__Written instruction__. From the entries below, gather each line containing the word "seaborn".

━━ Excerpted records ━━

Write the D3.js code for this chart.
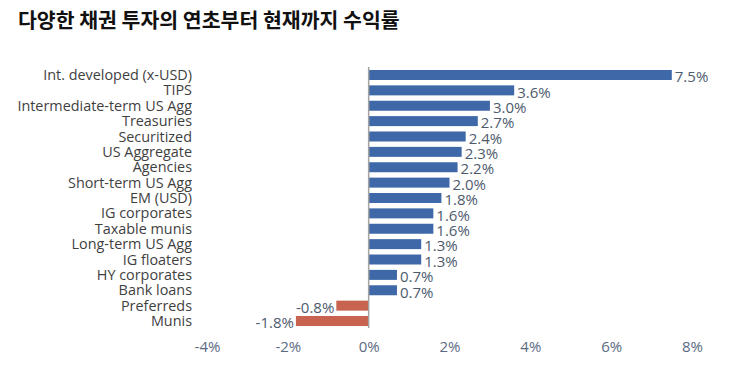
<!DOCTYPE html>
<html>
<head>
<meta charset="utf-8">
<script src="https://cdn.jsdelivr.net/npm/d3@7"></script>
<style>
  body { margin: 0; background: #fff; }
  svg text { font-family: "Open Sans", "Noto Sans", sans-serif; }
</style>
</head>
<body>
<div class="chart"></div>
<script>
const categories = ["Int. developed (x-USD)", "TIPS", "Intermediate-term US Agg", "Treasuries", "Securitized",
    "US Aggregate", "Agencies", "Short-term US Agg", "EM (USD)", "IG corporates", "Taxable munis",
    "Long-term US Agg", "IG floaters", "HY corporates", "Bank loans", "Preferreds", "Munis"];
const returns = [7.5, 3.6, 3.0, 2.7, 2.4, 2.3, 2.2, 2.0, 1.8, 1.6, 1.6, 1.3, 1.3, 0.7, 0.7, -0.8, -1.8];
const xTicks = [-4, -2, 0, 2, 4, 6, 8];
const title = "다양한 채권 투자의 연초부터 현재까지 수익률";

const width = 731;
const height = 372;

const svg = d3.select(".chart")
    .append("svg")
    .attr("width", width)
    .attr("height", height);

svg.append("text")
    .attr("x", 18)
    .attr("y", 28)
    .style("font-family", "'Noto Sans CJK KR', sans-serif")
    .style("font-size", "20.5px")
    .style("font-weight", "bold")
    .attr("fill", "#111")
    .text(title);

const data = categories.map((c, i) => ({name: c, value: returns[i]}));

const x = d3.scaleLinear()
    .domain([-4, 8])
    .range([207, 692]);

const y = d3.scaleBand()
    .domain(categories)
    .range([67.3, 328.7])
    .paddingInner(0.35)
    .paddingOuter(0.175);

// bars
svg.append("g")
    .selectAll("rect")
    .data(data)
    .enter()
    .append("rect")
    .attr("x", d => x(Math.min(0, d.value)))
    .attr("y", d => y(d.name))
    .attr("width", d => Math.abs(x(d.value) - x(0)))
    .attr("height", y.bandwidth())
    .attr("fill", d => d.value < 0 ? "#c7634f" : "#3e68a8");

// zero line
svg.append("line")
    .attr("x1", x(0)).attr("x2", x(0))
    .attr("y1", 67).attr("y2", 328)
    .attr("stroke", "#a3a3a3")
    .attr("stroke-width", 1.5);

// category labels
svg.append("g")
    .selectAll("text")
    .data(data)
    .enter()
    .append("text")
    .attr("x", 192)
    .attr("y", d => y(d.name) + y.bandwidth() / 2)
    .attr("dy", "0.35em")
    .attr("text-anchor", "end")
    .style("font-size", "14.4px")
    .attr("fill", "#3f3f3f")
    .text(d => d.name);

// value labels
svg.append("g")
    .selectAll("text")
    .data(data)
    .enter()
    .append("text")
    .attr("x", d => d.value < 0 ? x(d.value) - 2 : x(d.value) + 3)
    .attr("y", d => y(d.name) + y.bandwidth() / 2 + 2)
    .attr("dy", "0.35em")
    .attr("text-anchor", d => d.value < 0 ? "end" : "start")
    .style("font-size", "15px")
    .attr("fill", "#4e5b6e")
    .text(d => d.value.toFixed(1) + "%");

// x axis
const xAxis = svg.append("g")
    .attr("transform", "translate(0, 347)")
    .call(d3.axisBottom(x).tickValues(xTicks).tickFormat(d => d + "%").tickSize(0).tickPadding(0));
xAxis.select(".domain").remove();
xAxis.selectAll("text")
    .attr("dy", "0.35em")
    .style("font-size", "15px")
    .style("font-family", "'Open Sans', sans-serif")
    .attr("fill", "#5b6b82");
</script>
</body>
</html>
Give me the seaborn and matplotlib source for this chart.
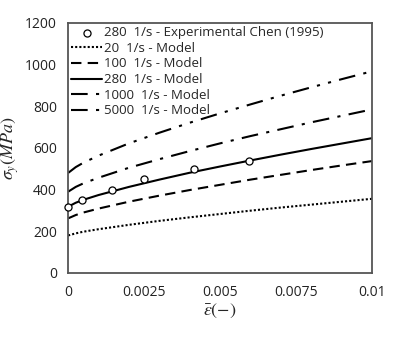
import matplotlib
matplotlib.use("Agg")
import matplotlib.pyplot as plt
import seaborn as sns
import pandas as pd

sns.set_theme(style="white")
plt.rcParams['font.family'] = ['Open Sans', 'DejaVu Sans']
plt.rcParams['mathtext.fontset'] = 'stix'

# Data
strain = [0, 0.00025, 0.0005, 0.001, 0.002, 0.003, 0.004, 0.005, 0.006, 0.007, 0.008, 0.009, 0.01]
s20 = [180, 190, 198, 210, 231, 250, 267, 283, 299, 314, 328, 342, 356]
s100 = [262, 278, 290, 309, 342, 371, 398, 423, 448, 471, 494, 516, 537]
s280 = [318, 337, 351, 374, 413, 448, 481, 511, 540, 568, 595, 621, 647]
s1000 = [390, 413, 430, 457, 505, 546, 585, 622, 657, 690, 723, 754, 785]
s5000 = [480, 508, 529, 563, 622, 673, 721, 766, 809, 851, 891, 930, 968]

exp_strain = [0, 0.00047, 0.00144, 0.00249, 0.00415, 0.00595]
exp_stress = [318, 348, 398, 449, 500, 539]

labels = ["20  1/s - Model", "100  1/s - Model", "280  1/s - Model",
          "1000  1/s - Model", "5000  1/s - Model"]
exp_label = "280  1/s - Experimental Chen (1995)"
xticks = [0, 0.0025, 0.005, 0.0075, 0.01]
xticklabels = ["0", "0.0025", "0.005", "0.0075", "0.01"]
yticks = [0, 200, 400, 600, 800, 1000, 1200]

styles = [(0, (1, 1)), (0, (5, 3)), '-', (0, (8, 4, 1.5, 4)), (0, (8, 4, 1.5, 4, 1.5, 4))]

fig = plt.figure(figsize=(4.08, 3.37), dpi=100)
ax = fig.add_axes([0.167, 0.19, 0.745, 0.742])

handles = []
for ser, lab, ls in zip([s20, s100, s280, s1000, s5000], labels, styles):
    df = pd.DataFrame({"x": strain, "y": ser})
    sns.lineplot(data=df, x="x", y="y", ax=ax, color="black", lw=1.5,
                 linestyle=ls, label=lab, legend=False)
    handles.append(ax.lines[-1])

dfe = pd.DataFrame({"x": exp_strain, "y": exp_stress})
sns.scatterplot(data=dfe, x="x", y="y", ax=ax, marker="o", s=26,
                facecolor="white", edgecolor="black", linewidth=0.9,
                label=exp_label, legend=False, zorder=5, clip_on=False)
exp_handle = ax.collections[-1]

ax.set_xlim(0, 0.01)
ax.set_ylim(0, 1200)
ax.set_xticks(xticks)
ax.set_xticklabels(xticklabels)
ax.set_yticks(yticks)
ax.tick_params(axis='both', length=0, labelsize=10, colors='#222222')
ax.tick_params(axis='x', pad=9)
ax.tick_params(axis='y', pad=8)
for sp in ax.spines.values():
    sp.set_color('#555555')
    sp.set_linewidth(1.3)

ax.set_xlabel(r"$\bar{\varepsilon}(-)$", fontsize=13, labelpad=1)
ax.set_ylabel(r"$\sigma_y(MPa)$", fontsize=13, labelpad=3)

leg = ax.legend([exp_handle] + handles, [exp_label] + labels,
                loc='upper left', frameon=False, fontsize=9.5,
                handlelength=2.3, handletextpad=0.15, labelspacing=0.2,
                borderaxespad=0.15, borderpad=0.1)

fig.savefig("out.png", dpi=100)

━━━

__Reply to the task__.
Give me the seaborn and matplotlib source for this chart.
import seaborn as sns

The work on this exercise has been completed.